Risulta essere, questa, la chiave di lettura della ricerca proposta, poichè l’autore non si affida deterministicamente alle categorie ben delineate di storicità o di contemporaneità sic et sempliciter. Non è, infatti, cronologico il criterio di acquisizione di pagine e capitoli, ma logico. E’ allora possibile, e non ci preoccupa affatto, incontrare Zumthor a Vals prima di Anselmi a Parabita. Da studenti abbiamo udito spesso ragionando di progetti: "complesso non sta per complicato".

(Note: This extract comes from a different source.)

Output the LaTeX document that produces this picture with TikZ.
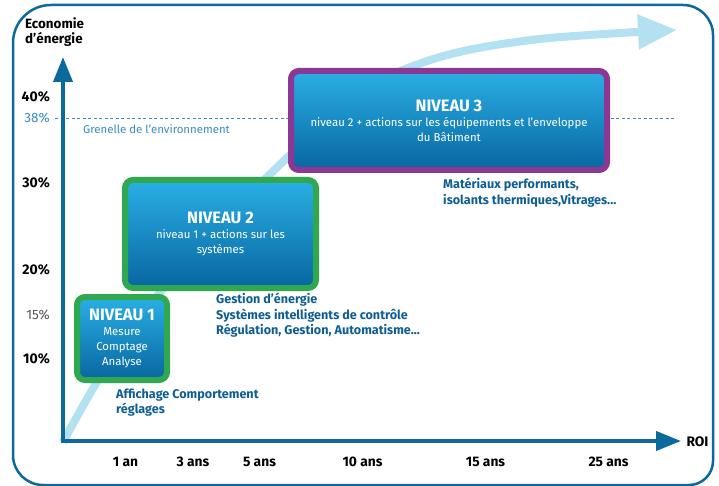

E’ il caso anche della struttura grafica di questo volume, ricondotta con mano sicura all’idea evidente di ordine. Essa è offerta agli sguardi del lettore attento dai contributi della grafica preziosa di Massimo Pucci, i cui assi ordinatori riconducono il fiume vitale d’informazioni entro argini narrativi chiari e fluidi: scopo delle briglie non è già quello di annullare la vigoria del purosangue. In questo senso il libro è testimone eloquente del connubio fra segno scritto ed icona. Nel progetto comunicativo dell’opera le due vesti, testuale ed iconografica, superano noncuranti l’aut aut della struttura impaginativa simmetrica, circolare, insomma classica, opposta a quella asimmetrica impostasi negli anni contemporanei, per divenire cosa sola -racconto unitario e dinamico- ed assorbire i due temperamenti nella stessa opera a stampa.
Si arricchisce dunque il gioco dei rimandi reciproci: a quello "fra" le righe si aggiunge quello "sopra" le righe. La lettura semplice e lineare dei testi è così solo una delle possibilità. Ad osservare L’architettura di pietra in controluce, traspare in filigrana il DNA dello scrivente, il suo coinvolgimento emotivo ai contenuti, l’attenta curiosità della scoperta sia nelle fasi della ricerca -quando il volume non era forse nemmeno in nuce- come pure in quelle di rilettura e labor limae. E’ probabilmente andata alle stampe per Alfonso Acocella una parte di sè, vita e ricerca insieme, per la quale scrivere e rappresentare per immagini costituisce momento atteso di autoverifica. L’autore medesimo suggerisce il tema del viaggio nelle bandelle della sovracoperta, laddove riporta episodi dall’acropoli di Velia. Compagni di viaggio saranno allora i collaboratori -in particolare Davide Turrini- per i contributi critici, redazionali ed iconografici, oltre al già citato Massimo Pucci per il progetto, sempre diverso, della struttura impaginativa dell’architettura del libro.
Una scorsa all’indice disvela infine la matrice tecnologica sottesa alla trattazione degli argomenti, a conferma delle referenze accademiche importanti dell’autore, oltre che delle numerose testimonianze di ricerca offerte nelle note pubblicazioni sullo Stile laterizio. La ricchezza dei progetti, presentati con grande varietà ed originalità di immagini, trova inquadramento in raggruppamenti facenti capo agli elementi costruttivi tipici dell’architettura. Alle due estremità, d’apertura e chiusura, rispettivamente, si sancisce il primato degli Egizi a Saqqara con Imhotep -primo grande architetto della storia- completando l’informazione con gli approfondimenti sui dati più tecnici e stereotomici della materia sottratta alle cave. A filo rosso del disegno complesso ed unitario dell’opera, oltre la materia litica, si candidano la tensione enciclopedica, la volontà di comprensione totale e di appropriazione definitiva degli argomenti, senza mai far salire alcuna presunzione di segnare la linea dalla "L" maiuscola, quanto piuttosto la generosità di offrire al dibattito lo strumento per indagarla.